В том же 1940 году выходит первая книжка стихов Зданевича «Афет. Семьдесят шесть сонетов» (под маркой все того же «Сорок первого градуса» и с гравюрами Пикассо). Новая любовь пробудила новое, иное вдохновение?
«Афет» – своего рода роман, у которого только один персонаж, его автор. Возлюбленная (вполне возможно, их несколько, но для книги это несущественно) не ощущается, как человека ее нет. У нее только много «красоты», все остальное – красноречие поэта. Речь идет не о ней, она лишь повод для высвобождения речи. Речь идет о речи. Ну и немного о Пабло Пикассо:
И об руку разгуливая с ПаблоХудожником на высоту влекомНад временем иду ступаю дряблоПо недовольным звездам босикомПиши портрет покуда не ослаблаЛюбви одетой пьяным стариком(то есть: пиши портрет любви, одетой пьяным стариком, покуда она, то есть любовь, не ослабла).
Инверсии у Зданевича чрезвычайно распространены. Остается открытым вопрос их происхождения: через один из известных ему других языков или же это усиление инверсионности, присущей отдельным поддиалектам русской классической поэзии (XVIII век)?

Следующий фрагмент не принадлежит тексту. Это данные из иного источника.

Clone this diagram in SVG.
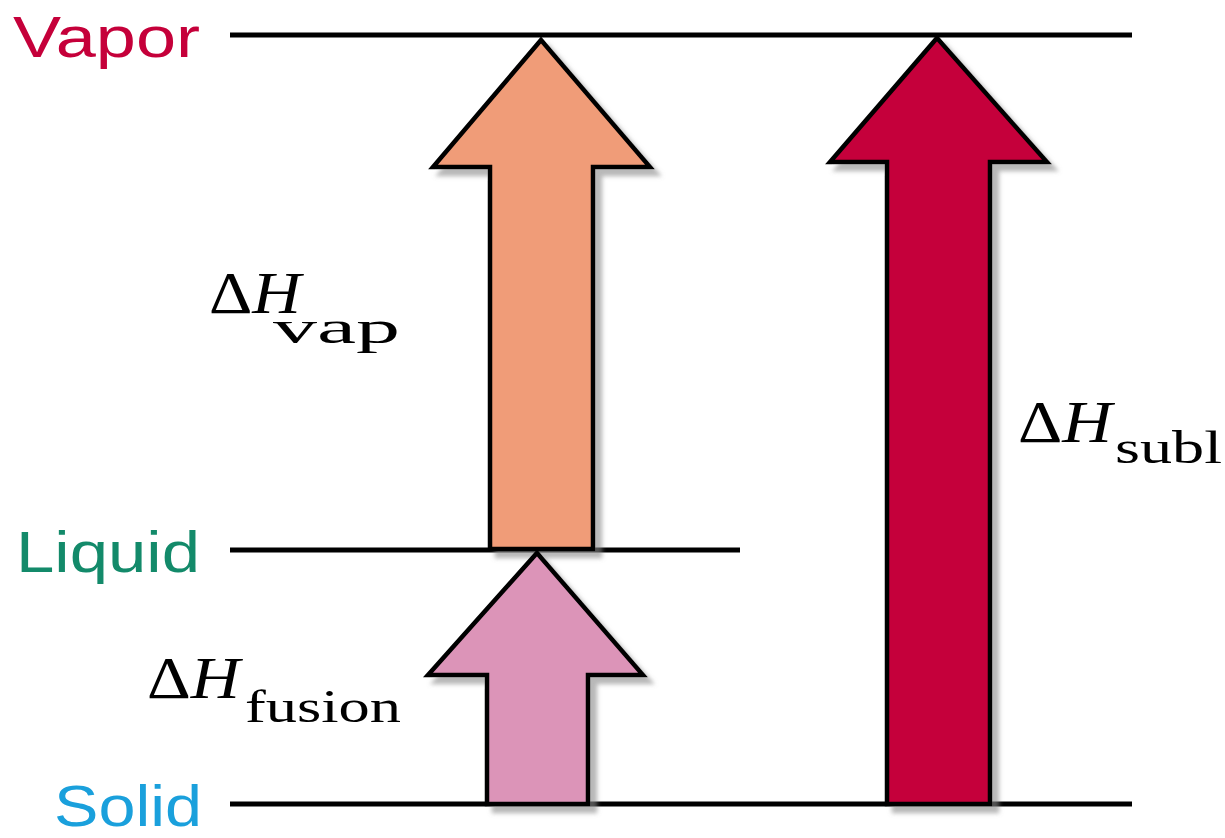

Степень владения русским литературным языком, продемонстрированная в первой стихотворной книге Зданевича, несомненно недостаточна: неверные ударения (щебеча, крохи, даже ложить и т. п.) и употребление слов и оборотов в неправильных значениях (где чужестранная любовь ни чаль: очевидно, глагол «чалить» употребляется в значении «причаливать») бросаются в глаза. Не расплата ли это за фонетическую запись и заумный язык пьес? За коллекционирование свысока безграмотных тифлисских вывесок? За бравирование своей тифлисскостью, нерусскостью? Письменный язык Зданевича в переписке и статьях не вызывает укоров. И в романах он себя никак не выдает (кроме «Восхищения», где «кавказский акцент» все же является художественным средством). В стихах же он должен осваивать звучащий русский литературный язык, высвобождать звучащую русскую речь – стихи ведь дело устное. Это было трудно. По всей видимости, есть слова, которые он только читал и никогда не слышал произнесенными. Это чаще всего совсем простые слова, которые бы он услышал «в народе», если бы вырос в России, – но он приехал в Петербург юношей и имел в основном интеллигентский и преимущественно из кавказского землячества круг знакомств. Некоторые же слова, по всей вероятности, повсеместно произносились в Тифлисе «вне орфоэпической нормы» [18]. При этом владение русским стихом вполне естественное и свободное. Подобные проблемы с языком сочинения дисквалифицировали бы любого стихотворца любых талантов (вспомним хотя бы русские стихи Рильке, где речевых ошибок, справедливости ради, значительно больше на квадратный сантиметр текста), но зданевическая просодия, глубокий звук, широта вдоха и выдоха, «напор», как называли это в литобъединениях моей юности, с самого начала не позволяют отнестись к этим текстам юмористически. Перед ним, однако, еще долгий путь: ему предстоит борьба за язык, за прививку «модерна» хотя бы на уровне строения образов: введение неожиданных, оксюморонных словосочетаний вроде «летаргического пистолета», выбор слов по собственному, отчетливо ощущаемому закону (постепенно снижающий подозрение в неживом, исключительно книжном происхождении лексики). Забегая вперед – эту борьбу он выиграл. Не мгновенно, но выиграл. И даже количество речевых ошибок со временем заметно уменьшилось или они перестали так бросаться в глаза. При известной «властности» автора, по выражению Хармса, читатель начинает верить, что у автора это «всегда выглядит так» [19].